Friday, April 7, 2017

128 City of Oakland - Protecting residents is not a priority - Oakland Fire

March 31, 2017 - SF Chronicle 

http://www.sfgate.com/bayarea/article/Oakland-firefighters-wanted-halfway-house-shut-11042357.php\

The city’s reluctance to clear residents out of dangerous buildings arose again last week after a massive fire swept through an occupied three-story halfway house on San Pablo Avenue in West Oakland. Four people died, and more than 80 were displaced.

Emails released by the city Friday showed that firefighters had urged their command staff to shut down the building as early as January due to life-threatening conditions. Instead, Fire Department managers cited the building for deficiencies, allowing the residents to remain.

Instead of displacing residents, the Oakland mayor has directed city authorities to work with property owners to bring the buildings up to code. Schaaf said soon after the Ghost Ship fire that she would not let “our emotions lead to hasty decisions or witch hunts.” Records show she followed through on that promise — but at a cost.

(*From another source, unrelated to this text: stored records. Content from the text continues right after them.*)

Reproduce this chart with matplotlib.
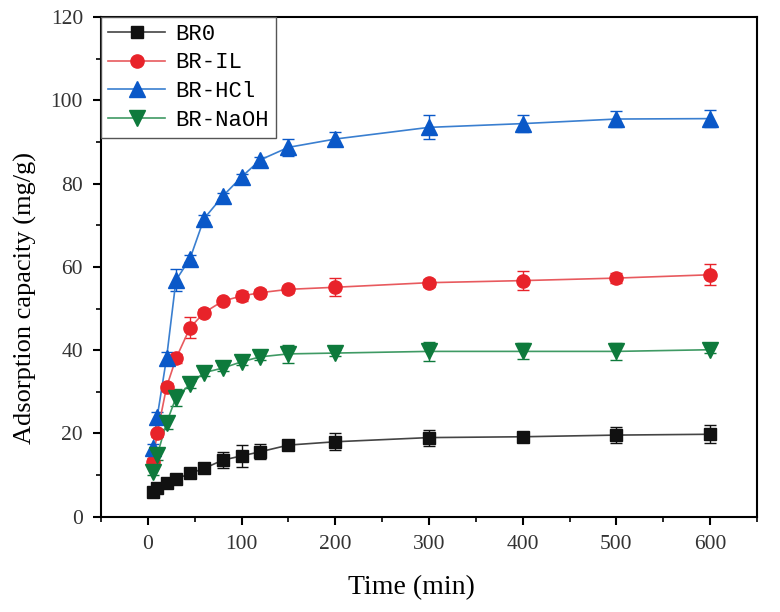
import matplotlib
matplotlib.use("Agg")
import matplotlib.pyplot as plt
from matplotlib.ticker import MultipleLocator

time = [5, 10, 20, 30, 45, 60, 80, 100, 120, 150, 200, 300, 400, 500, 600]

br0 = [6.0, 6.8, 8.0, 9.0, 10.4, 11.6, 13.6, 14.6, 15.6, 17.2, 18.0, 19.0, 19.2, 19.6, 19.8]
br0_err = [0.6, 0.5, 0.6, 0.6, 0.6, 0.7, 2.0, 2.6, 1.8, 1.0, 2.0, 1.9, 0.5, 2.0, 2.2]

br_il = [13.2, 20.0, 31.2, 38.0, 45.4, 49.0, 51.8, 53.0, 53.8, 54.6, 55.1, 56.2, 56.7, 57.3, 58.1]
br_il_err = [0.8, 0.8, 1.0, 1.0, 2.6, 0.8, 0.8, 1.2, 0.8, 0.8, 2.2, 1.0, 2.2, 1.2, 2.5]

br_hcl = [16.4, 24.0, 38.2, 56.8, 62.0, 71.6, 77.0, 81.6, 85.7, 88.7, 90.7, 93.5, 94.4, 95.5, 95.6]
br_hcl_err = [1.0, 1.2, 1.4, 2.6, 0.8, 0.8, 0.8, 0.8, 0.8, 2.1, 1.6, 2.9, 2.0, 1.9, 2.1]

br_naoh = [10.8, 14.8, 22.6, 28.6, 31.8, 34.6, 35.7, 37.2, 38.4, 39.1, 39.3, 39.7, 39.7, 39.7, 40.1]
br_naoh_err = [0.8, 1.2, 1.5, 2.0, 0.8, 0.8, 0.8, 0.8, 0.8, 2.2, 0.8, 2.2, 1.9, 2.0, 0.8]

labels = ["BR0", "BR-IL", "BR-HCl", "BR-NaOH"]

fig = plt.figure(figsize=(7.8, 6.12), dpi=100)
ax = fig.add_axes([0.1295, 0.1557, 0.841, 0.8165])

series = [
    (br0, br0_err, "#111111", "s", 8.5),
    (br_il, br_il_err, "#e8232a", "o", 9.5),
    (br_hcl, br_hcl_err, "#0a58c8", "^", 11),
    (br_naoh, br_naoh_err, "#0e7a3c", "v", 11),
]
line_cols = ["#444444", "#e85a5e", "#3a7fd0", "#3f9a64"]

handles = []
for (vals, errs, col, mk, ms), lab, lc in zip(series, labels, line_cols):
    ax.errorbar(time, vals, yerr=errs, fmt="none", ecolor=col, elinewidth=1.0,
                capsize=4, capthick=1.0, zorder=2)
    ax.plot(time, vals, "-", color=lc, lw=1.2, zorder=3)
    ax.plot(time, vals, mk, color=col, ms=ms, mec=col, zorder=4, linestyle="none")
    h, = ax.plot([], [], "-", color=lc, lw=1.2, marker=mk, ms=ms, mfc=col, mec=col, label=lab)
    handles.append(h)

ax.set_xlim(-50, 650)
ax.set_ylim(0, 120)
ax.xaxis.set_major_locator(MultipleLocator(100))
ax.xaxis.set_minor_locator(MultipleLocator(50))
ax.yaxis.set_major_locator(MultipleLocator(20))
ax.yaxis.set_minor_locator(MultipleLocator(10))

for s in ax.spines.values():
    s.set_linewidth(1.5)
ax.tick_params(which="major", direction="out", length=6, width=1.5, top=False, right=False,
               labelsize=15.5, pad=7)
ax.tick_params(which="minor", direction="out", length=3.5, width=1.2, top=False, right=False)
for t in ax.get_xticklabels() + ax.get_yticklabels():
    t.set_fontfamily("Liberation Serif")
    t.set_color("#333333")

ax.set_xlabel("Time (min)", fontfamily="Liberation Serif", fontsize=20)
ax.set_ylabel("Adsorption capacity (mg/g)", fontfamily="Liberation Serif", fontsize=19)
ax.xaxis.set_label_coords(0.4726, -0.117)
ax.yaxis.set_label_coords(-0.097, 0.438)

leg = ax.legend(handles=handles, loc="upper left", borderaxespad=0.0, fancybox=False,
                edgecolor="#555555", framealpha=1.0, handlelength=2.6,
                prop={"family": "Liberation Mono", "size": 16}, labelspacing=0.35,
                borderpad=0.3, handletextpad=0.45)
leg.get_frame().set_linewidth(1.0)

fig.savefig("out.png", dpi=100)
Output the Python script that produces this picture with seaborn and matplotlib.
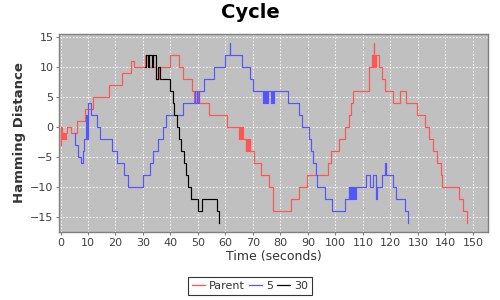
import matplotlib
matplotlib.use("Agg")
import matplotlib.pyplot as plt
import seaborn as sns
import pandas as pd
from matplotlib.lines import Line2D

# ---- data ----
series_names = ["Parent", "5", "30"]

parent_t = [0, 0.3, 0.6, 0.9, 1.2, 1.5, 1.8, 2.1, 2.3, 3.8, 5.9, 9.0, 11.8, 17.7, 22.2,
            25.6, 26.7, 30.7, 31.7, 34.8, 35.7, 39.8, 43.2, 44.7, 48.0, 48.7, 49.1, 49.5,
            49.9, 50.3, 54.1, 60.4, 65.0, 65.3, 65.6, 65.9, 66.3, 67.3, 67.6, 67.9, 68.2,
            68.5, 68.8, 69.1, 70.5, 72.9, 76.0, 77.2, 83.7, 86.8, 89.5, 97.4, 98.4, 101.4,
            103.5, 104.8, 105.5, 106.5, 112.3, 113.2, 113.6, 113.9, 114.1, 114.4, 114.7,
            115.9, 116.8, 118.0, 121.0, 123.5, 125.5, 129.5, 132.5, 134.1, 135.6, 136.8,
            138.4, 138.9, 145.0, 146.5, 148.0]
parent_v = [-3, 0, -2, -1, -2, -1, -2, -1, 0, -1, 1, 3, 5, 7, 9,
            11, 10, 12, 10, 8, 10, 12, 10, 8, 6, 4, 6, 4,
            6, 4, 2, 0, -2, 0, -2, 0, -2, -4, -2, -4, -2,
            -4, -2, -4, -6, -8, -10, -14, -12, -10, -8, -6, -4, -2,
            0, 2, 4, 6, 10, 12, 10, 14, 12, 10, 12,
            10, 8, 6, 4, 6, 4, 2, 0, -2, -4, -6,
            -8, -10, -12, -14, -16]

s5_t = [5.3, 5.4, 6.5, 7.5, 8.3, 8.7, 9.1, 9.4, 9.7, 9.9, 10.1, 11.2, 13.2, 14.4, 18.6,
        20.6, 23.1, 24.4, 30.1, 32.6, 33.8, 35.3, 37.1, 38.4, 44.7, 48.8, 49.1, 49.5,
        49.8, 50.2, 52.2, 55.8, 59.8, 61.5, 61.8, 65.9, 68.9, 70.1, 73.6, 73.9, 74.3,
        74.6, 75.0, 75.4, 76.5, 76.9, 77.2, 77.5, 82.8, 86.8, 88.0, 90.5, 91.2, 92.0,
        92.8, 93.4, 96.2, 98.6, 103.5, 104.8, 105.1, 105.4, 105.7, 106.0, 106.3, 106.6,
        107.0, 107.5, 111.1, 112.7, 113.6, 114.8, 115.1, 116.8, 118.2, 118.5, 121.0,
        122.0, 125.3, 126.5]
s5_v = [-1, -3, -5, -6, -4, -2, 0, 2, -2, 2, 4, 2, 0, -2, -4,
        -6, -8, -10, -8, -6, -4, -2, 0, 2, 4, 6, 4, 6,
        4, 6, 8, 10, 12, 14, 12, 10, 8, 6, 4, 6, 4,
        6, 4, 6, 4, 6, 4, 6, 4, 2, 0, -2, -4, -6,
        -8, -10, -12, -14, -12, -10, -12, -10, -12, -10, -12, -10,
        -12, -10, -8, -10, -8, -12, -10, -8, -6, -8, -10,
        -12, -14, -16]

s30_t = [30.7, 31.2, 31.8, 32.1, 33.4, 33.6, 34.6, 35.6, 36.2, 40.0, 40.8, 41.2, 42.2,
         43.2, 44.0, 44.8, 45.6, 46.5, 47.3, 50.1, 51.3, 56.8, 57.8]
s30_v = [10, 12, 10, 12, 10, 12, 8, 10, 8, 6, 4, 2, 0,
         -2, -4, -6, -8, -10, -12, -14, -12, -14, -16]

x_ticks = list(range(0, 151, 10))
y_ticks = [-15, -10, -5, 0, 5, 10, 15]
colors = ["#FF5555", "#5555FF", "#000000"]

df = pd.concat([
    pd.DataFrame({"t": parent_t, "v": parent_v, "series": series_names[0]}),
    pd.DataFrame({"t": s5_t, "v": s5_v, "series": series_names[1]}),
    pd.DataFrame({"t": s30_t, "v": s30_v, "series": series_names[2]}),
], ignore_index=True)

# ---- figure ----
fig = plt.figure(figsize=(5, 3), dpi=100)
fig.patch.set_facecolor("white")
ax = fig.add_axes([59 / 500, 1 - 232 / 300, (488 - 59) / 500, (232 - 34) / 300])
ax.set_facecolor("#C0C0C0")

sns.lineplot(data=df, x="t", y="v", hue="series", hue_order=series_names,
             palette=dict(zip(series_names, colors)), estimator=None, sort=False,
             drawstyle="steps-post", linewidth=0.85, legend=False, ax=ax)

ax.set_xlim(-0.55, 155.5)
ax.set_ylim(-17.57, 15.55)
ax.set_xticks(x_ticks)
ax.set_yticks(y_ticks)
ax.grid(True, color="white", linestyle=(0, (2, 2)), linewidth=0.6)
ax.set_axisbelow(True)
for sp in ax.spines.values():
    sp.set_color("#808080")
    sp.set_linewidth(1.0)
ax.tick_params(axis="both", labelsize=8, colors="#808080", labelcolor="#404040",
               length=2, width=0.8, pad=2)

ax.set_xlabel("Time (seconds)", fontsize=9, color="#333333", labelpad=2)
ax.set_ylabel("Hamming Distance", fontsize=9.5, fontweight="bold", color="#333333",
              labelpad=3)

fig.text(0.5, 0.957, "Cycle", ha="center", va="center", fontsize=14, fontweight="bold")

handles = [Line2D([0], [0], color=c, linewidth=0.9) for c in colors]
leg = fig.legend(handles, series_names, loc="center", bbox_to_anchor=(0.5, 1 - 286 / 300),
                 ncol=3, fontsize=8, frameon=True, fancybox=False, handlelength=1.2,
                 handletextpad=0.35, columnspacing=0.35, borderpad=0.35, borderaxespad=0)
leg.get_frame().set_edgecolor("black")
leg.get_frame().set_linewidth(0.8)
for txt in leg.get_texts():
    txt.set_color("#333333")

fig.savefig("out.png", dpi=100)
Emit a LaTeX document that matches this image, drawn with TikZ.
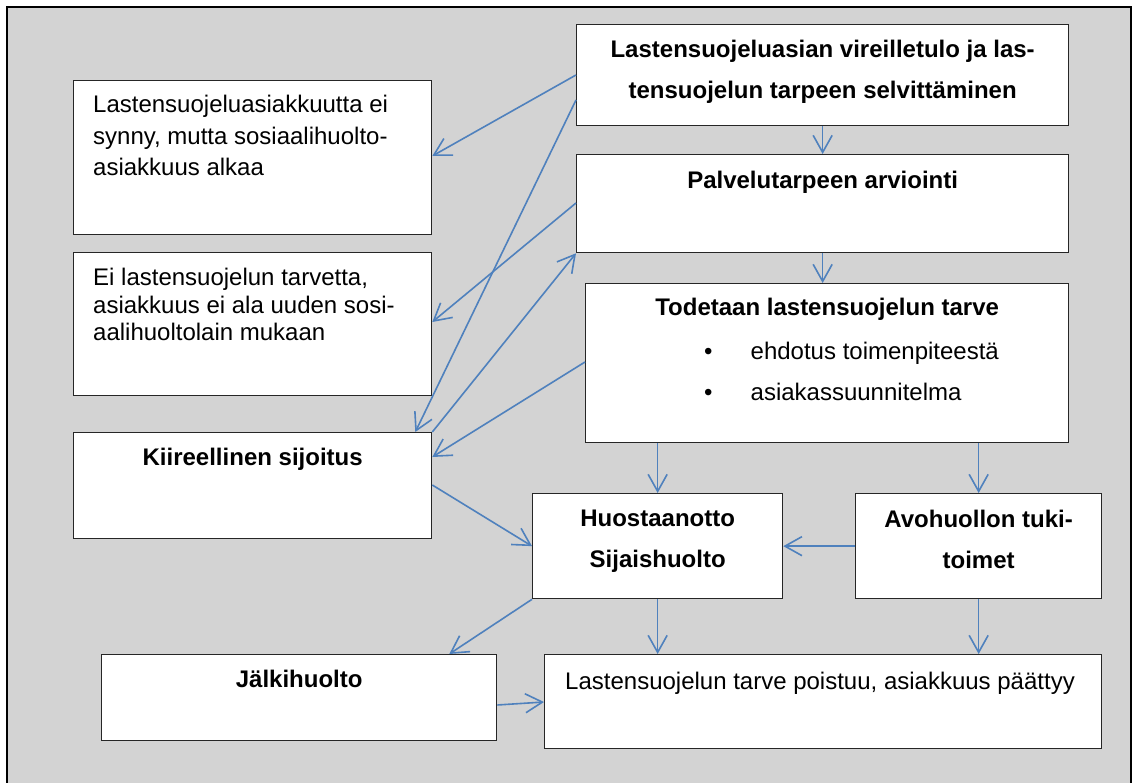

The city documents indicate that building inspectors and code-enforcement officers were no more inclined to red-tag properties after the Ghost Ship fire than they were in the past. Comparing the three months after the blaze to the same time period one year earlier, little had changed.

From December 2015 to the start of March 2016, seven Oakland buildings were red-tagged — three more than in the most recent interval. All but one were the result of fires. The exception was a single-family home whose foundation and cripple wall failed.

Bill Strawn, spokesman for San Francisco’s Department of Building Inspection, said of the West Oakland fire, “The habitability situation sounded like they couldn’t maintain the building. I suspect that our code-enforcement process has been a little more rigorous than Oakland’s.” But he and officials in other California cities added that red-tagging should be a last-resort tool, and that building inspectors should lean on landlords to make sure properties don’t get to that level of danger.

Councilman Noel Gallo, who represents a swath of East Oakland where the Ghost Ship warehouse is located, said the city needs to ramp up its enforcement and hold landlords accountable for fixing unsafe living conditions.

Either the safety of our residents is a priority, or it’s not,” Gallo said. “Right now, by our actions or our lack of actions, protecting our residents doesn’t seem to be at the top of our list.”

Gallo said Oakland officials shouldn’t be afraid of temporarily displacing residents while repairs are made to their homes.

“I think what has happened in Oakland is we don’t enforce the rules from the street level to the buildings, and property owners take advantage of us,” Gallo said. “They clearly know what the rules are, what the requirements are to maintain safety and health. So there’s no excuse around it.